Return the lines that follow, exactly as they appear, from the first through the one containing "m_ref = [0, 412, 815, 1212, 1618, 1618]"; no pictures are to be included.

** begin DATASET SECTION **

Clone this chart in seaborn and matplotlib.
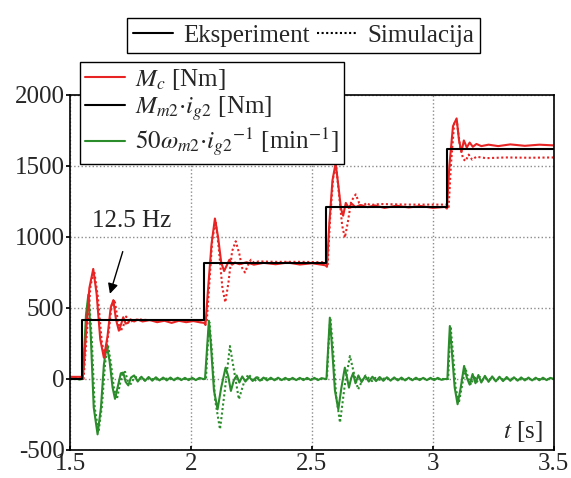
import seaborn as sns
import matplotlib.pyplot as plt
import pandas as pd
from matplotlib.lines import Line2D

sns.set_theme(style='ticks')
plt.rcParams['font.family'] = ['Liberation Serif', 'DejaVu Serif']
plt.rcParams['mathtext.fontset'] = 'stix'
plt.rcParams['axes.unicode_minus'] = False

RED = '#e82323'
GREEN = '#2a8c2a'

# reference torque M_m2*i_g2 (steps)
t_ref = [1.50, 1.551, 2.055, 2.557, 3.057, 3.50]
m_ref = [0, 412, 815, 1212, 1618, 1618]

# M_c, experiment
t_mc_exp = [1.50, 1.545, 1.553, 1.565, 1.580, 1.596, 1.610, 1.625, 1.640, 1.655, 1.668, 1.679,
            1.690, 1.702, 1.712, 1.720, 1.730, 1.740, 1.750, 1.765, 1.78, 1.80, 1.83, 1.86,
            1.89, 1.92, 1.95, 1.98, 2.01, 2.04, 2.055, 2.060, 2.070, 2.085, 2.099, 2.112,
            2.125, 2.137, 2.148, 2.159, 2.170, 2.182, 2.20, 2.23, 2.26, 2.30, 2.35, 2.40,
            2.45, 2.50, 2.54, 2.557, 2.562, 2.572, 2.585, 2.598, 2.610, 2.620, 2.629, 2.640,
            2.652, 2.664, 2.68, 2.70, 2.73, 2.76, 2.80, 2.85, 2.90, 2.95, 3.00, 3.05,
            3.058, 3.068, 3.083, 3.098, 3.108, 3.118, 3.128, 3.140, 3.152, 3.165, 3.18, 3.20,
            3.23, 3.27, 3.32, 3.38, 3.44, 3.50]
mc_exp = [15, 15, 10, 300, 640, 775, 600, 280, 150, 300, 500, 555,
          420, 340, 390, 435, 390, 395, 420, 405, 418, 405, 415, 400,
          410, 395, 410, 400, 408, 398, 395, 380, 620, 950, 1130, 1000,
          820, 760, 800, 840, 805, 820, 808, 822, 805, 818, 808, 820,
          806, 815, 805, 800, 790, 1100, 1400, 1520, 1350, 1200, 1150, 1240,
          1205, 1235, 1210, 1225, 1210, 1222, 1205, 1220, 1208, 1218, 1205, 1212,
          1200, 1500, 1780, 1835, 1680, 1600, 1680, 1630, 1665, 1635, 1655, 1640,
          1650, 1640, 1652, 1642, 1650, 1645]

# M_c, simulation
t_mc_sim = [1.50, 1.548, 1.556, 1.570, 1.585, 1.600, 1.615, 1.632, 1.645, 1.660, 1.672, 1.684,
            1.697, 1.708, 1.720, 1.732, 1.745, 1.760, 1.78, 1.82, 2.00, 2.058, 2.065, 2.075,
            2.088, 2.102, 2.115, 2.130, 2.142, 2.155, 2.170, 2.185, 2.200, 2.212, 2.223, 2.235,
            2.248, 2.26, 2.28, 2.35, 2.45, 2.56, 2.565, 2.575, 2.588, 2.600, 2.612, 2.625,
            2.636, 2.648, 2.662, 2.681, 2.695, 2.71, 2.725, 2.74, 2.78, 2.90, 3.06, 3.065,
            3.075, 3.088, 3.100, 3.112, 3.125, 3.135, 3.148, 3.162, 3.18, 3.22, 3.30, 3.40, 3.50]
mc_sim = [10, 10, 0, 330, 660, 760, 580, 250, 170, 330, 520, 560,
          420, 335, 370, 440, 400, 410, 420, 415, 415, 412, 400, 650,
          980, 1110, 920, 640, 540, 680, 900, 970, 880, 780, 750, 800,
          840, 820, 828, 825, 825, 822, 800, 1130, 1420, 1500, 1300, 1080,
          995, 1100, 1250, 1300, 1240, 1215, 1240, 1225, 1232, 1228, 1228, 1210,
          1520, 1800, 1800, 1640, 1550, 1535, 1580, 1545, 1565, 1555, 1560, 1558, 1560]

# 50*w_m2*i_g2^-1, experiment
t_w_exp = [1.50, 1.52, 1.54, 1.548, 1.556, 1.566, 1.576, 1.586, 1.598, 1.614, 1.628, 1.640,
           1.652, 1.664, 1.676, 1.686, 1.698, 1.710, 1.720, 1.730, 1.741, 1.752, 1.765, 1.780,
           1.795, 1.810, 1.825, 1.840, 1.855, 1.870, 1.885, 1.900, 1.915, 1.930, 1.945, 1.960,
           1.975, 1.990, 2.005, 2.020, 2.035, 2.050,
           2.058, 2.066, 2.074, 2.082, 2.095, 2.110, 2.125, 2.143, 2.154, 2.165, 2.177, 2.189,
           2.200, 2.212, 2.225, 2.240, 2.255, 2.270, 2.285, 2.300, 2.315, 2.330, 2.345, 2.360,
           2.375, 2.390, 2.405, 2.420, 2.435, 2.450, 2.465, 2.480, 2.495, 2.510, 2.525, 2.540,
           2.555,
           2.560, 2.567, 2.574, 2.582, 2.595, 2.609, 2.622, 2.636, 2.645, 2.653, 2.662, 2.670,
           2.680, 2.692, 2.705, 2.720, 2.735, 2.750, 2.765, 2.780, 2.795, 2.810, 2.825, 2.840,
           2.855, 2.870, 2.885, 2.900, 2.915, 2.930, 2.945, 2.960, 2.975, 2.990, 3.005, 3.020,
           3.035, 3.050,
           3.060, 3.065, 3.070, 3.078, 3.090, 3.102, 3.115, 3.129, 3.140, 3.152, 3.164, 3.176,
           3.188, 3.200, 3.215, 3.230, 3.245, 3.260, 3.275, 3.290, 3.305, 3.320, 3.335, 3.350,
           3.365, 3.380, 3.395, 3.410, 3.425, 3.440, 3.455, 3.470, 3.485, 3.500]
w_exp = [0, 6, -4, 0, 100, 450, 595, 300, -200, -390, -200, 100,
         245, 120, -60, -140, -50, 40, 45, -20, -45, 10, 25, -18,
         16, -14, 14, -12, 12, -10, 10, -10, 10, -9, 9, -8,
         8, -8, 8, -8, 8, 0,
         0, 200, 410, 250, -80, -214, -60, 80, 20, -84, -10, 25,
         -25, 18, -18, 15, -14, 12, -12, 10, -10, 9, -9, 9,
         -8, 8, -8, 8, -8, 8, -8, 8, -8, 8, -8, 6,
         0,
         0, 220, 432, 250, -80, -214, -60, 80, 10, -61, 5, 40,
         -30, 25, -22, 20, -18, 16, -15, 14, -13, 12, -12, 11,
         -10, 10, -10, 9, -9, 9, -8, 8, -8, 8, -8, 8,
         -6, 0,
         0, 200, 373, 200, -60, -178, -60, 92, 10, -40, 35, -30,
         28, -25, 22, -20, 18, -17, 16, -15, 14, -13, 12, -12,
         11, -10, 10, -10, 9, -9, 9, -8, 8, 0]

# 50*w_m2*i_g2^-1, simulation
t_w_sim = [1.50, 1.550, 1.558, 1.568, 1.578, 1.590, 1.602, 1.618, 1.632, 1.645, 1.657, 1.670,
           1.682, 1.694, 1.706, 1.718, 1.728, 1.740, 1.752, 1.765, 1.78, 1.80, 1.82, 1.85,
           1.90, 2.00, 2.058,
           2.062, 2.068, 2.076, 2.085, 2.100, 2.120, 2.140, 2.161, 2.180, 2.198, 2.218, 2.237,
           2.250, 2.262, 2.275, 2.29, 2.31, 2.35, 2.45, 2.56,
           2.562, 2.568, 2.576, 2.586, 2.600, 2.616, 2.636, 2.657, 2.675, 2.691, 2.708, 2.722,
           2.735, 2.748, 2.762, 2.78, 2.80, 2.85, 2.95, 3.06,
           3.063, 3.068, 3.073, 3.082, 3.094, 3.107, 3.120, 3.134, 3.146, 3.158, 3.170, 3.182,
           3.195, 3.21, 3.225, 3.24, 3.26, 3.28, 3.30, 3.35, 3.50]
w_sim = [0, 0, 100, 440, 590, 280, -200, -370, -190, 110, 240, 100,
         -70, -140, -40, 45, 50, -20, -35, 10, 15, -8, 6, -4,
         2, 0, 0,
         0, 200, 400, 230, -150, -354, -80, 232, 40, -143, -30, 33,
         10, -20, 12, -8, 5, -3, 0, 0,
         0, 220, 430, 240, -120, -307, -40, 162, 30, -73, -10, 25,
         5, -15, 8, -6, 4, -2, 0, 0,
         0, 200, 370, 200, -60, -170, -50, 80, 5, -40, 25, -20,
         15, -12, 10, -8, 6, -5, 4, -2, 0]

legend_top = ['Eksperiment', 'Simulacija']
legend_sig = [r'$M_c$ [Nm]', r'$M_{m2}{\cdot}i_{g2}$ [Nm]',
              r'$50\omega_{m2}{\cdot}i_{g2}{}^{-1}$ [min$^{-1}$]']

fig = plt.figure(figsize=(5.71, 4.78), dpi=100)
ax = fig.add_axes([0.1226, 0.0586, 0.8474, 0.7427])

lw = 1.5
dots = (0, (1, 1.2))
sns.lineplot(x=t_w_sim, y=w_sim, ax=ax, color=GREEN, lw=lw, ls=dots, sort=False)
sns.lineplot(x=t_w_exp, y=w_exp, ax=ax, color=GREEN, lw=lw, sort=False)
sns.lineplot(x=t_mc_sim, y=mc_sim, ax=ax, color=RED, lw=lw, ls=dots, sort=False)
sns.lineplot(x=t_mc_exp, y=mc_exp, ax=ax, color=RED, lw=lw, sort=False)
sns.lineplot(x=t_ref, y=m_ref, ax=ax, color='black', lw=lw, drawstyle='steps-post', sort=False)

ax.set_xlim(1.5, 3.5)
ax.set_ylim(-500, 2000)
ax.set_xticks([1.5, 2, 2.5, 3, 3.5])
ax.set_xticklabels(['1.5', '2', '2.5', '3', '3.5'])
ax.set_yticks([-500, 0, 500, 1000, 1500, 2000])
ax.grid(True, ls=':', color='#8c8c8c', lw=1)
for s in ax.spines.values():
    s.set_linewidth(1.2)
    s.set_color('black')
ax.tick_params(axis='y', direction='out', length=3, labelsize=18, pad=1, color='black')
ax.tick_params(axis='x', direction='in', length=3, labelsize=18, pad=2, color='black')

ax.text(3.29, -370, r'$t$ [s]', fontsize=18, ha='left', va='center')
ax.annotate('12.5 Hz', xy=(1.665, 600), xytext=(1.756, 1110), fontsize=18,
            ha='center', va='center',
            arrowprops=dict(arrowstyle='-|>', color='black', lw=1,
                            mutation_scale=15, shrinkA=12, shrinkB=0))

h_top = [Line2D([], [], color='black', lw=lw), Line2D([], [], color='black', lw=lw, ls=dots)]
fig.legend(h_top, legend_top, loc='center', bbox_to_anchor=(0.532, 0.926), ncol=2,
           fontsize=18, frameon=True, fancybox=False, edgecolor='black', framealpha=1,
           handlelength=1.6, handletextpad=0.4, columnspacing=0.3, borderpad=0.25,
           borderaxespad=0).get_frame().set_linewidth(1)

h_sig = [Line2D([], [], color=RED, lw=lw), Line2D([], [], color='black', lw=lw),
         Line2D([], [], color=GREEN, lw=lw)]
fig.legend(h_sig, legend_sig, loc='upper left', bbox_to_anchor=(0.140, 0.870),
           fontsize=18, frameon=True, fancybox=False, edgecolor='black', framealpha=1,
           handlelength=1.6, handletextpad=0.4, labelspacing=0.1, borderpad=0.2,
           borderaxespad=0).get_frame().set_linewidth(1)

fig.savefig('out.png', dpi=100)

** end DATASET SECTION **

--- WRITTEN RESPONSE ---
Clone this chart in seaborn and matplotlib.
import seaborn as sns
import matplotlib.pyplot as plt
import pandas as pd
from matplotlib.lines import Line2D

sns.set_theme(style='ticks')
plt.rcParams['font.family'] = ['Liberation Serif', 'DejaVu Serif']
plt.rcParams['mathtext.fontset'] = 'stix'
plt.rcParams['axes.unicode_minus'] = False

RED = '#e82323'
GREEN = '#2a8c2a'

# reference torque M_m2*i_g2 (steps)
t_ref = [1.50, 1.551, 2.055, 2.557, 3.057, 3.50]
m_ref = [0, 412, 815, 1212, 1618, 1618]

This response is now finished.